* _Exercise_
Could the lines from the start of the data through the line with "import pandas as pd" be set down exactly, with no pictures among them?

* _Data extract_

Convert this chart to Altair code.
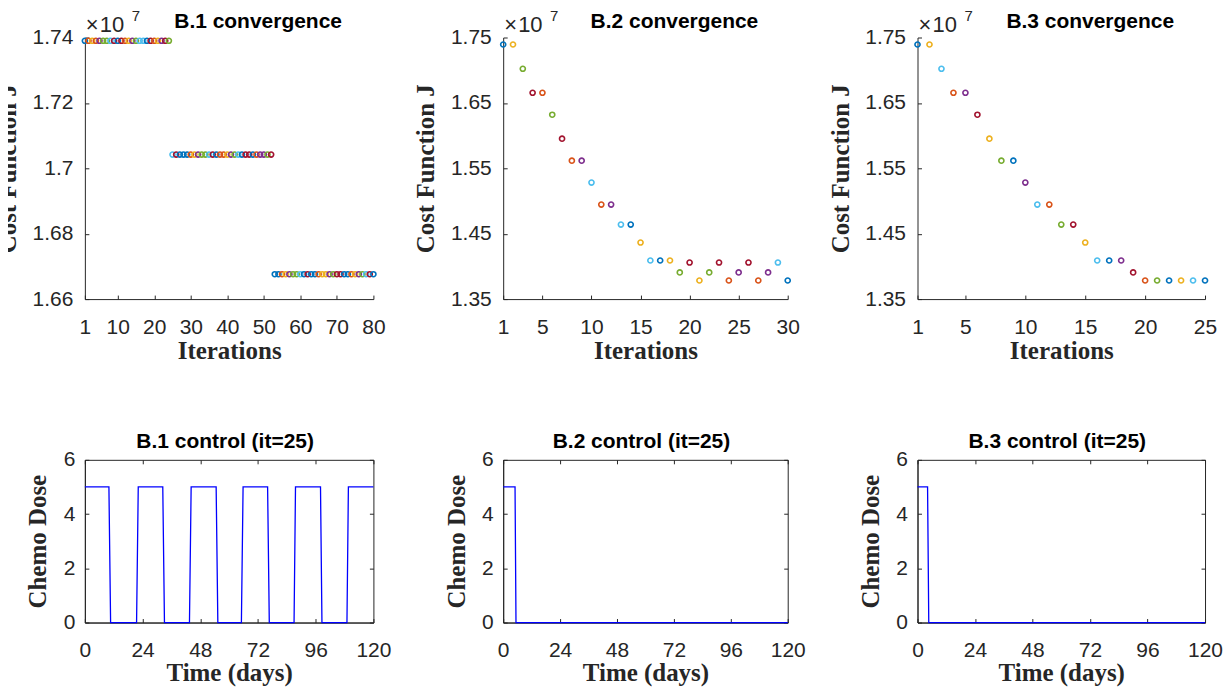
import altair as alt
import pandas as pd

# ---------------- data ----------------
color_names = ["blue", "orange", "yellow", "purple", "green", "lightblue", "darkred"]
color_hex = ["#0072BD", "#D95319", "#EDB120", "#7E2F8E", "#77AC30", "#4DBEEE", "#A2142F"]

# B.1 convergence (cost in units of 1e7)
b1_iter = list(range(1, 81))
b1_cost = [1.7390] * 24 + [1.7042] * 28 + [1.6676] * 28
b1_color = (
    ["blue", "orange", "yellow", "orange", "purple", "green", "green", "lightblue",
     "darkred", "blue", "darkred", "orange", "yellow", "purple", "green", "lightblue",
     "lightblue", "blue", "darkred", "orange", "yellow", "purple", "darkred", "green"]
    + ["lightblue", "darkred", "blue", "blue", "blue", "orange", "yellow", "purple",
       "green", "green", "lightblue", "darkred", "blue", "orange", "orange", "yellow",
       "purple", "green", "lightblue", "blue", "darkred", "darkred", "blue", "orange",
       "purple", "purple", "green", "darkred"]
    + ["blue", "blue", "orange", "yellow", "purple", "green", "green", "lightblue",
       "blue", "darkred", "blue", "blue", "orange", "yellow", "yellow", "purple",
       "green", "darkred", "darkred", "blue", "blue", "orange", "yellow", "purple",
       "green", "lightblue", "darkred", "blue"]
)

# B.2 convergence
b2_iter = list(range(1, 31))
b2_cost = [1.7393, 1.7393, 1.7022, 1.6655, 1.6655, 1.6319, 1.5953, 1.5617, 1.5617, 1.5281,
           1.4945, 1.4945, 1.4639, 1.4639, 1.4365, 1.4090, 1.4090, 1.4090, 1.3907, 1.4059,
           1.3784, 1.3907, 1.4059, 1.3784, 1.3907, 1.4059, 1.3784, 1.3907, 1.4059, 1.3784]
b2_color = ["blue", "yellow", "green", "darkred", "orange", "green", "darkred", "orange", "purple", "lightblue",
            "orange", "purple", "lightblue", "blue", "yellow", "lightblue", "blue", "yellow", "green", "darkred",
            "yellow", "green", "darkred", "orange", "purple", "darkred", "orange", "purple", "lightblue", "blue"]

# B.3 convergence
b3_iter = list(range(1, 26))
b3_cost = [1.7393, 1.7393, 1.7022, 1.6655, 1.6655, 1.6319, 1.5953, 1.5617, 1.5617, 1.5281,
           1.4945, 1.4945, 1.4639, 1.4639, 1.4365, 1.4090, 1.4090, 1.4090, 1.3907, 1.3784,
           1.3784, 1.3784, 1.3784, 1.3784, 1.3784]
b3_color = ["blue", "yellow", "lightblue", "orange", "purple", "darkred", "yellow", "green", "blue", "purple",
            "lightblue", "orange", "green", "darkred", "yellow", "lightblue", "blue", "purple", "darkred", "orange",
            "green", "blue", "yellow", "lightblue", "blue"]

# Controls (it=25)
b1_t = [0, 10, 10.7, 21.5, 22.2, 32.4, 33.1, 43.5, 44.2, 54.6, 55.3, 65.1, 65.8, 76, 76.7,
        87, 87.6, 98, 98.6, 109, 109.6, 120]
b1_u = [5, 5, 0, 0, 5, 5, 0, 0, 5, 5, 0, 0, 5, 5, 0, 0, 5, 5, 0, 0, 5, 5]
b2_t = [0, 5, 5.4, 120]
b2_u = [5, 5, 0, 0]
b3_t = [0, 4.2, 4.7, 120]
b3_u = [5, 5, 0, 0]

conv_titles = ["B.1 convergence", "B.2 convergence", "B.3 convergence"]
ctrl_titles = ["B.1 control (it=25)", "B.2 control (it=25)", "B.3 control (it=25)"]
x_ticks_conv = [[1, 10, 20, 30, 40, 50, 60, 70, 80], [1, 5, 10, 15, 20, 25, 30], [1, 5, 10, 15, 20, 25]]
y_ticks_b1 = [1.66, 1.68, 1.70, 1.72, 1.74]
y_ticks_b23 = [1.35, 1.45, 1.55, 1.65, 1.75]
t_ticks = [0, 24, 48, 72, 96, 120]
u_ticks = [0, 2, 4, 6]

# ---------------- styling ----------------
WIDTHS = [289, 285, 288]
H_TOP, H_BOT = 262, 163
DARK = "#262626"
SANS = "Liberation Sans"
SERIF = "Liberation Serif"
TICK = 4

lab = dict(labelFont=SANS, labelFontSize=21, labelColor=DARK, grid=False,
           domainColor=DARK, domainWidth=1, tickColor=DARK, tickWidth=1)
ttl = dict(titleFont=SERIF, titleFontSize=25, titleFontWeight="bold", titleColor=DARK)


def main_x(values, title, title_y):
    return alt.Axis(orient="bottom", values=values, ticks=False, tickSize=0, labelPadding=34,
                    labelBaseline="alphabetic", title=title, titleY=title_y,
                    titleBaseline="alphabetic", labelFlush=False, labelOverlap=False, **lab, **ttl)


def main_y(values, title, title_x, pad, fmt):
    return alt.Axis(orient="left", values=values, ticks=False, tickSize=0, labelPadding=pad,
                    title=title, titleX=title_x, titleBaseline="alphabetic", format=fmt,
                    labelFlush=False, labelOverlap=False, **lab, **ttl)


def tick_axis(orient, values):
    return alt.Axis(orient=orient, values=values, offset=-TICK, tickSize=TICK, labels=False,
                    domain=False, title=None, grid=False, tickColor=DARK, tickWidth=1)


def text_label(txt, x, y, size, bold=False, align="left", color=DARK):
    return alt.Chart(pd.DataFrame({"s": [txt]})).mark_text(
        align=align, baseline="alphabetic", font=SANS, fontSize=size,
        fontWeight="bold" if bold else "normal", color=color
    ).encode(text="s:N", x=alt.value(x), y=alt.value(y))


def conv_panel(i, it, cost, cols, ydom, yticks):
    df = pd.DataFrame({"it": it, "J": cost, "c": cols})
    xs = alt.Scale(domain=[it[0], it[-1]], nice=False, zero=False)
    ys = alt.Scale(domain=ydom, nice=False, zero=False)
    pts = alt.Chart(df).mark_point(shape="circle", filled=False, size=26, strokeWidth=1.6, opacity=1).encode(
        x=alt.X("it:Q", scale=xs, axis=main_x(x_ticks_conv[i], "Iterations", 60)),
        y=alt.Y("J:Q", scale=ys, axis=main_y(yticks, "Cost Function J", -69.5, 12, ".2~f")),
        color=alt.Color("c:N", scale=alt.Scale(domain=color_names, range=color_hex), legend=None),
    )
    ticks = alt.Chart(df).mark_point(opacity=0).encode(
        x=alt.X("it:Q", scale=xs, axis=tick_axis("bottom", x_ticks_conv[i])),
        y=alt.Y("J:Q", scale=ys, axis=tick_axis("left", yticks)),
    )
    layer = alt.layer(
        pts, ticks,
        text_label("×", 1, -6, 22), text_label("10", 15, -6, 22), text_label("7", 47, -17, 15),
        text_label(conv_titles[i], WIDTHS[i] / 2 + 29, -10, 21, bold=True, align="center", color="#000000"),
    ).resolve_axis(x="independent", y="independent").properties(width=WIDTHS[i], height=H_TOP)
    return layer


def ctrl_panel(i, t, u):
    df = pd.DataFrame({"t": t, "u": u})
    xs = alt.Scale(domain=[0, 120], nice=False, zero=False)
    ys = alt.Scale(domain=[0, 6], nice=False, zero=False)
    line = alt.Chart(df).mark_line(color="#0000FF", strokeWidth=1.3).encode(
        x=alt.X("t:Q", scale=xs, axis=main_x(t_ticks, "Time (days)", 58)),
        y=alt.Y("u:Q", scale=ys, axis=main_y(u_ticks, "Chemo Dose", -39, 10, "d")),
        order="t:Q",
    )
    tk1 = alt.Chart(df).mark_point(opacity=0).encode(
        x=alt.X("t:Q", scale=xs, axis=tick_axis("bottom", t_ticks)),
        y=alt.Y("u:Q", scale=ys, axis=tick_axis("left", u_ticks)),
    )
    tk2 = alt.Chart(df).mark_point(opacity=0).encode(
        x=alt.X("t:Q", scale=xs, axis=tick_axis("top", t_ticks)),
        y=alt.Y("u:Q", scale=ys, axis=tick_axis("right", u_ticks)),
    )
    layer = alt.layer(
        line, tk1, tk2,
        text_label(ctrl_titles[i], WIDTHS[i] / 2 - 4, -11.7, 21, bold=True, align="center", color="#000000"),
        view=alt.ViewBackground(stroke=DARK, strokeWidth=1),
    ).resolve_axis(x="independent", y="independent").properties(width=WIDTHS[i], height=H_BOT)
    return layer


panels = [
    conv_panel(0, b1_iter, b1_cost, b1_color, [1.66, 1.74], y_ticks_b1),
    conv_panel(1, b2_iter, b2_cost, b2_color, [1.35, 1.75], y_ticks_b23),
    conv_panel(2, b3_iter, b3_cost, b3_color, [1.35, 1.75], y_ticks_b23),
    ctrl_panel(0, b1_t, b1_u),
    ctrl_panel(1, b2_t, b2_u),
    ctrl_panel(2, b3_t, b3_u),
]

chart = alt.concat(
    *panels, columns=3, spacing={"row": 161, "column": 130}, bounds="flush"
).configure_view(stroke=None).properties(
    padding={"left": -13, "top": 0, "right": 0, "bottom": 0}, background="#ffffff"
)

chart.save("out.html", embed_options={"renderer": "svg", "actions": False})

* _Task answer_
Convert this chart to Altair code.
import altair as alt
import pandas as pd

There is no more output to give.